▸ **YOUR GOAL**
Retype the entries, please, from their first line to the line containing "plt.rcParams['font.family'] = ['Liberation", exactly and only those lines, minus the pictures.

▸ **THE INPUT**
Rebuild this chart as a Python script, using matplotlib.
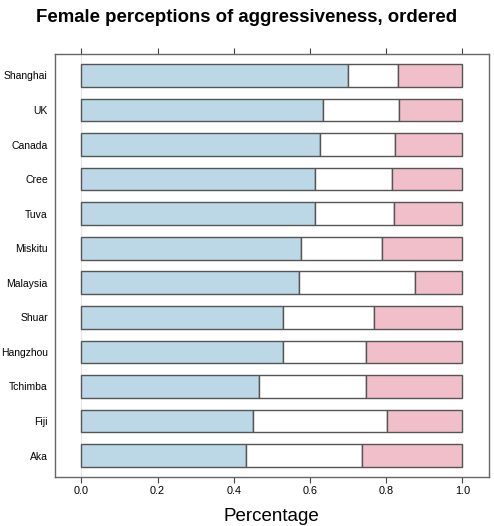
import matplotlib
matplotlib.use("Agg")
import matplotlib.pyplot as plt
import numpy as np

plt.rcParams['font.family'] = ['Liberation Sans', 'DejaVu Sans']

categories = ["Shanghai", "UK", "Canada", "Cree", "Tuva", "Miskitu", "Malaysia",
              "Shuar", "Hangzhou", "Tchimba", "Fiji", "Aka"]
blue_part = [0.701, 0.635, 0.626, 0.614, 0.613, 0.577, 0.570, 0.529, 0.528, 0.467, 0.451, 0.431]
cum_white = [0.831, 0.835, 0.823, 0.815, 0.820, 0.788, 0.877, 0.768, 0.746, 0.748, 0.801, 0.736]
xticks = [0.0, 0.2, 0.4, 0.6, 0.8, 1.0]

blue_part = np.array(blue_part)
cum_white = np.array(cum_white)
white_part = cum_white - blue_part
pink_part = 1.0 - cum_white

fig = plt.figure(figsize=(4.94, 5.26), dpi=100)
ax = fig.add_axes([54.7/494, 1-476.7/526, (489-54.7)/494, (476.7-54.3)/526])

n = len(categories)
ypos = np.arange(n, 0, -1)  # Shanghai at top
edge = '#555555'
h = 0.66
ax.barh(ypos, blue_part, height=h, left=0, color='#bcd8e6', edgecolor=edge, linewidth=1.0, zorder=3)
ax.barh(ypos, white_part, height=h, left=blue_part, color='white', edgecolor=edge, linewidth=1.0, zorder=3)
ax.barh(ypos, pink_part, height=h, left=cum_white, color='#f0bfca', edgecolor=edge, linewidth=1.0, zorder=3)
ax.axvline(0, color='#e6e6e6', lw=0.8, zorder=1)

ax.set_xlim(-0.07, 1.07)
ax.set_ylim(0.39, n + 0.61)
ax.set_yticks(ypos)
ax.set_yticklabels(categories, fontsize=7.5)
ax.tick_params(axis='y', length=0, pad=5)
ax.set_xticks(xticks)
ax.set_xticklabels([f"{t:.1f}" for t in xticks], fontsize=7.8)
ax.tick_params(axis='x', which='both', top=True, bottom=True, direction='out',
               length=4, color='#444444', width=0.8, pad=3)
for s in ax.spines.values():
    s.set_color('#666666')
    s.set_linewidth(1.0)

ax.set_xlabel("Percentage", fontsize=13.5, labelpad=8)
fig.text(0.5, 1-18/526, "Female perceptions of aggressiveness, ordered",
         ha='center', va='center', fontsize=13.4, fontweight='bold')

fig.savefig("out.png", dpi=100)
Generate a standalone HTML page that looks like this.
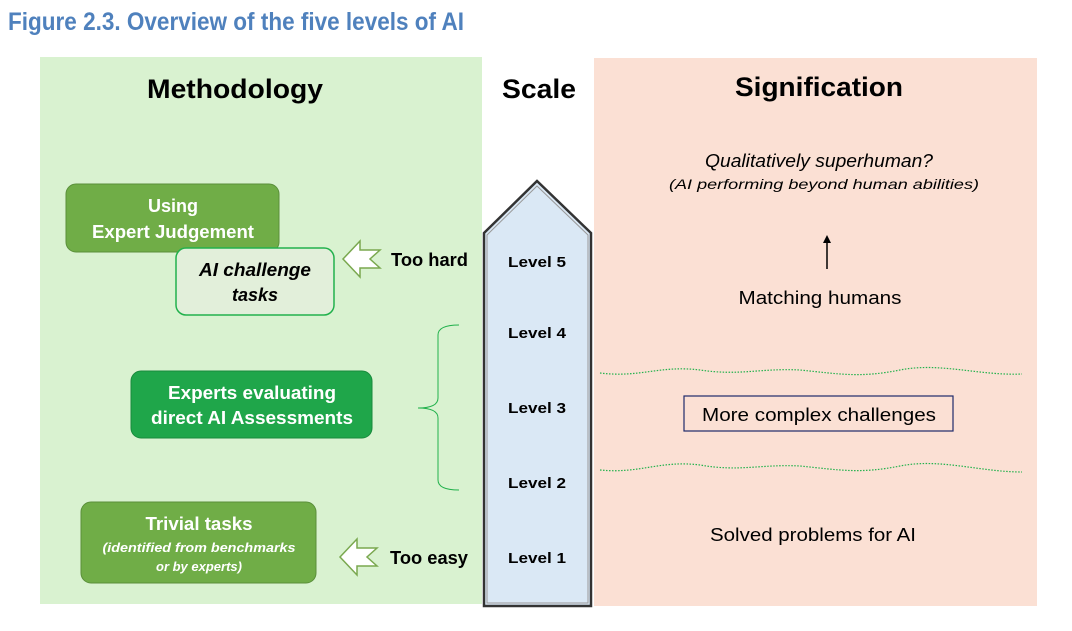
<!DOCTYPE html>
<html><head><meta charset="utf-8"><style>
html,body{margin:0;padding:0;background:#fff;}
svg{display:block;font-family:"Liberation Sans",sans-serif;}
</style></head><body>
<svg width="1072" height="631" viewBox="0 0 1072 631" xmlns="http://www.w3.org/2000/svg">
<text x="8" y="30" font-size="25" font-weight="bold" fill="#4f81bd" textLength="456" lengthAdjust="spacingAndGlyphs" font-family="Liberation Sans Narrow, Liberation Sans, sans-serif">Figure 2.3. Overview of the five levels of AI</text>
<rect x="40" y="57" width="442" height="547" fill="#d9f2d0"/>
<rect x="594" y="58" width="443" height="548" fill="#fbe0d4"/>
<text x="235" y="98" font-size="27" font-weight="bold" text-anchor="middle" textLength="176" lengthAdjust="spacingAndGlyphs">Methodology</text>
<text x="539" y="98" font-size="27" font-weight="bold" text-anchor="middle" textLength="74" lengthAdjust="spacingAndGlyphs">Scale</text>
<text x="819" y="96" font-size="27" font-weight="bold" text-anchor="middle" textLength="168" lengthAdjust="spacingAndGlyphs">Signification</text>
<polygon points="484,606 484,233 537,181 591,233 591,606" fill="#dae8f5" stroke="#333" stroke-width="2.5"/>
<polygon points="487,603 487,235 537,186 588,235 588,603" fill="none" stroke="#999" stroke-width="1"/>
<g font-size="15" font-weight="bold" text-anchor="middle">
<text x="537" y="267" textLength="58" lengthAdjust="spacingAndGlyphs">Level 5</text>
<text x="537" y="338" textLength="58" lengthAdjust="spacingAndGlyphs">Level 4</text>
<text x="537" y="413" textLength="58" lengthAdjust="spacingAndGlyphs">Level 3</text>
<text x="537" y="488" textLength="58" lengthAdjust="spacingAndGlyphs">Level 2</text>
<text x="537" y="563" textLength="58" lengthAdjust="spacingAndGlyphs">Level 1</text>
</g>
<rect x="66" y="184" width="213" height="68" rx="10" fill="#70ad47" stroke="#5a8f3a"/>
<text x="173" y="212" font-size="18" font-weight="bold" fill="#fff" text-anchor="middle">Using</text>
<text x="173" y="238" font-size="18" font-weight="bold" fill="#fff" text-anchor="middle" textLength="162" lengthAdjust="spacingAndGlyphs">Expert Judgement</text>
<rect x="176" y="248" width="158" height="67" rx="10" fill="#e2efda" stroke="#22b14c" stroke-width="1.5"/>
<text x="255" y="276" font-size="18" font-weight="bold" font-style="italic" text-anchor="middle" textLength="112" lengthAdjust="spacingAndGlyphs">AI challenge</text>
<text x="255" y="301" font-size="18" font-weight="bold" font-style="italic" text-anchor="middle">tasks</text>
<rect x="131" y="371" width="241" height="67" rx="10" fill="#1fa64a" stroke="#188a3c"/>
<text x="252" y="399" font-size="18" font-weight="bold" fill="#fff" text-anchor="middle" textLength="168" lengthAdjust="spacingAndGlyphs">Experts evaluating</text>
<text x="252" y="424" font-size="18" font-weight="bold" fill="#fff" text-anchor="middle" textLength="202" lengthAdjust="spacingAndGlyphs">direct AI Assessments</text>
<rect x="81" y="502" width="235" height="81" rx="10" fill="#70ad47" stroke="#5a8f3a"/>
<text x="199" y="530" font-size="18" font-weight="bold" fill="#fff" text-anchor="middle" textLength="107" lengthAdjust="spacingAndGlyphs">Trivial tasks</text>
<text x="199" y="552" font-size="13" font-weight="bold" font-style="italic" fill="#fff" text-anchor="middle" textLength="193" lengthAdjust="spacingAndGlyphs">(identified from benchmarks</text>
<text x="199" y="571" font-size="13" font-weight="bold" font-style="italic" fill="#fff" text-anchor="middle">or by experts)</text>
<polygon points="343,259 360,241 360,250 380,250 370,259 380,268 360,268 360,277" fill="#fff" stroke="#7aa84f" stroke-width="1.5"/>
<polygon points="340,557 357,539 357,548 377,548 367,557 377,566 357,566 357,575" fill="#fff" stroke="#7aa84f" stroke-width="1.5"/>
<text x="391" y="266" font-size="18" font-weight="bold" textLength="77" lengthAdjust="spacingAndGlyphs">Too hard</text>
<text x="390" y="564" font-size="18" font-weight="bold" textLength="78" lengthAdjust="spacingAndGlyphs">Too easy</text>
<path d="M459,325 Q438,325 438,335 L438,398 Q438,408 418,408 Q438,408 438,418 L438,480 Q438,490 459,490" fill="none" stroke="#22b14c" stroke-width="1"/>
<text x="819" y="167" font-size="18" font-style="italic" text-anchor="middle" textLength="228" lengthAdjust="spacingAndGlyphs">Qualitatively superhuman?</text>
<text x="824" y="189" font-size="14" font-style="italic" text-anchor="middle" textLength="310" lengthAdjust="spacingAndGlyphs">(AI performing beyond human abilities)</text>
<line x1="827" y1="269" x2="827" y2="240" stroke="#000" stroke-width="1.5"/>
<polygon points="827,235 823,243 831,243" fill="#000"/>
<text x="820" y="304" font-size="18" text-anchor="middle" textLength="163" lengthAdjust="spacingAndGlyphs">Matching humans</text>
<path d="M600,373 C640,378 660,365 700,370 C740,376 760,368 800,370 C840,374 860,378 900,370 C940,362 980,376 1022,374" fill="none" stroke="#22b14c" stroke-width="1.2" stroke-dasharray="1.5,1.5"/>
<path d="M600,470 C640,474 660,460 700,465 C740,472 760,464 800,466 C840,470 860,474 900,466 C940,458 980,472 1022,472" fill="none" stroke="#22b14c" stroke-width="1.2" stroke-dasharray="1.5,1.5"/>
<rect x="684" y="396" width="269" height="35" fill="#fbe0d4" stroke="#1f2a6b" stroke-width="1.2"/>
<text x="819" y="421" font-size="18" text-anchor="middle" textLength="234" lengthAdjust="spacingAndGlyphs">More complex challenges</text>
<text x="813" y="541" font-size="18" text-anchor="middle" textLength="206" lengthAdjust="spacingAndGlyphs">Solved problems for AI</text>
</svg>
</body></html>
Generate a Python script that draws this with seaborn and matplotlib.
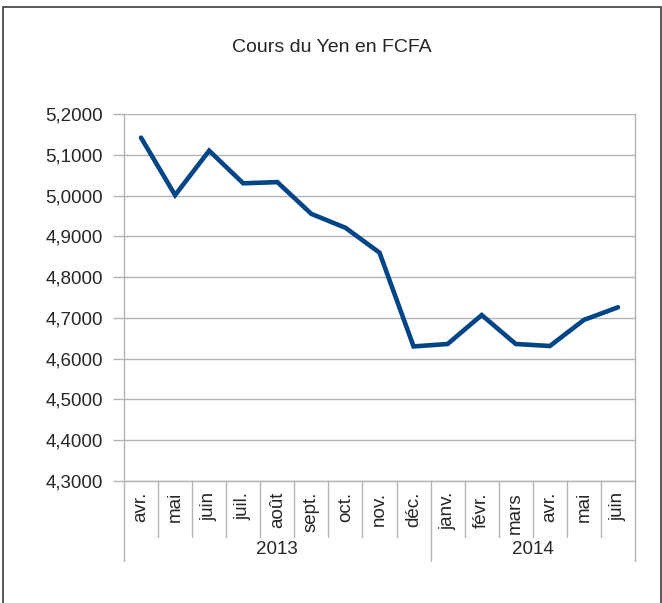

▸ **CORRECT OUTPUT**
Rebuild this chart as a Python script, using matplotlib.
import matplotlib
matplotlib.use("Agg")
import matplotlib.pyplot as plt
import numpy as np

plt.rcParams['font.family'] = ['Liberation Sans', 'DejaVu Sans']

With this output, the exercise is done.